彼が作る時計は、今までの常識を覆すようなものです。
時計の数字がばらばらに並んでいるとか、いつも12時しか指していない時計とか、数字の間隔がまちまちだったりとか。
ところが、そのひとつひとつに、彼の哲学があるのです。
数字がばらばらに並んでいる時計は、7時から8時に移るときに、「時は飛ぶ」のです。時は順番に従って動くのではなく、「飛ぶもの」という発想です。
また、本来2時のところに5時がきていても、それでいいんだという考えもあるようです。
2時に5時のことをしてもいいんだということです。それは、常識にとらわれた時間に縛られることはないという哲学です。
また、いつも12時を指している時計は、横についている小さなボタンを押すと、今の時間は知らせてはくれるのだけど、でも、また12時に戻ります。
何時かは必要な時だけ知ればいいもので、楽しい時間を過ごすには、何時かなんて知らなくていいという発想です。
また、おもしろかったのは、数字の間隔がまちまちな時計。
7時から8時の間隔は長いのですが、そこから12時ごろまではとても間隔が短いのです。そして、12時から2時まではまた間隔が長い、といった具合になっています。
これは、家族と朝食を食べる時間帯は、ゆっくり時間が流れ、仕事をしている間は短いのです。そして、お昼は長い。楽しい時間はゆっくり流れるように、数字の間隔が長く、早く終わってほしい時間帯は短いのだそうです。
これはとてもおもしろい発想だと思いました。数字がそんなふうな間隔になっていると、確かに仕事をしている時間は一日のうちでは短いように感じるし、楽しい時間帯は長いように感じます。
うらやましいと思ったのは、彼が、時計の中を覗き、その機械たちを「美しい」と感動したり、時計の世界に魅力を感じ、時というものを大切に感じ、人生を前向きにとらえて生きているということです。
季節を楽しむ、四季の時計もありました。
毎日の生活の中で、いつも時間は順番に流れるし、その数字に追われて生活しています。それを時々苦痛にも感じることがありました。仕事を退職したあとも、雇われたくないと思うのは、実はそこのところがありました。

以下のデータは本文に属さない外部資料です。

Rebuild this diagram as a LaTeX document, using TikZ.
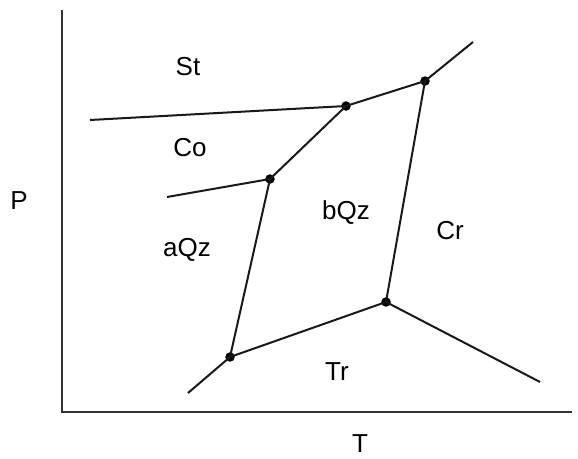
\documentclass[tikz,border=0pt]{standalone}
\usepackage{fontspec}
\setmainfont{Liberation Sans}
\begin{document}
\begin{tikzpicture}[x=1pt,y=-1pt,
  ln/.style={line width=2pt,black!90},
  ax/.style={line width=2.6pt,black!80},
  pt/.style={circle,fill=black,inner sep=0pt,minimum size=9.5pt},
  lab/.style={font=\fontsize{26}{30}\selectfont,inner sep=0pt}]
\useasboundingbox (0,0) rectangle (578,458);
% axes
\coordinate (o) at (62,412);
\coordinate (ytop) at (62,10);
\coordinate (xend) at (572,412);
\draw[ax] (ytop) -- (o) -- (xend);
% junctions
\node[pt] (A) at (346,106) {};
\node[pt] (B) at (425,81) {};
\node[pt] (C) at (270,179) {};
\node[pt] (D) at (386,302) {};
\node[pt] (E) at (230,357) {};
% free ends
\coordinate (a1) at (90,120);
\coordinate (b1) at (473,42);
\coordinate (c1) at (167,197);
\coordinate (e1) at (188,393);
\coordinate (d1) at (540,382);
\draw[ln] (a1) -- (A.center) -- (B.center) -- (b1);
\draw[ln] (A.center) -- (C.center) -- (E.center) -- (e1);
\draw[ln] (c1) -- (C.center);
\draw[ln] (E.center) -- (D.center) -- (B.center);
\draw[ln] (D.center) -- (d1);
% labels
\node[lab] (St) at (188,67) {St};
\node[lab] (Co) at (190,148) {Co};
\node[lab] (aQz) at (187,250) {aQz};
\node[lab] (bQz) at (346,213) {bQz};
\node[lab] (Cr) at (450,231) {Cr};
\node[lab] (Tr) at (337,372) {Tr};
\node[lab] (P) at (19,201) {P};
\node[lab] (T) at (360,444) {T};
\end{tikzpicture}
\end{document}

退職したら、自分で時間を好きなように使えるような仕事ってないだろうかと考えるのですが(そんないいこと、なかなかないでしょうけど)、時間に縛られないような暮らしができたらどれほどいいだろうかと思っていました。
仕事をする時間帯は数字の間隔を短くし、楽しい時間帯は長くする、そして、四季を楽しめる時計を想像しながら暮らせないものでしょうか。
これからの冬、どんなふうに暮らそうか。
私は冬は今まで好きではありませんでした。でも、じっくり物事を考えたりするのには、外へ出るには億劫になる、この厳しい孤独な季節が一番いいのかもしれません。これからは、冬、早く終われ、と思わないで、冬の時間もほかの時間と同じような間隔を与えて過ごそうかな。
フランク・ミュラー氏は、四季の時計は、どの季節も楽しく過ごしてほしいという気持ちで考えたと話していました。美しいものを自分の仕事にした人の、人生に対して前向きで健康的な発想なのだなと思いました。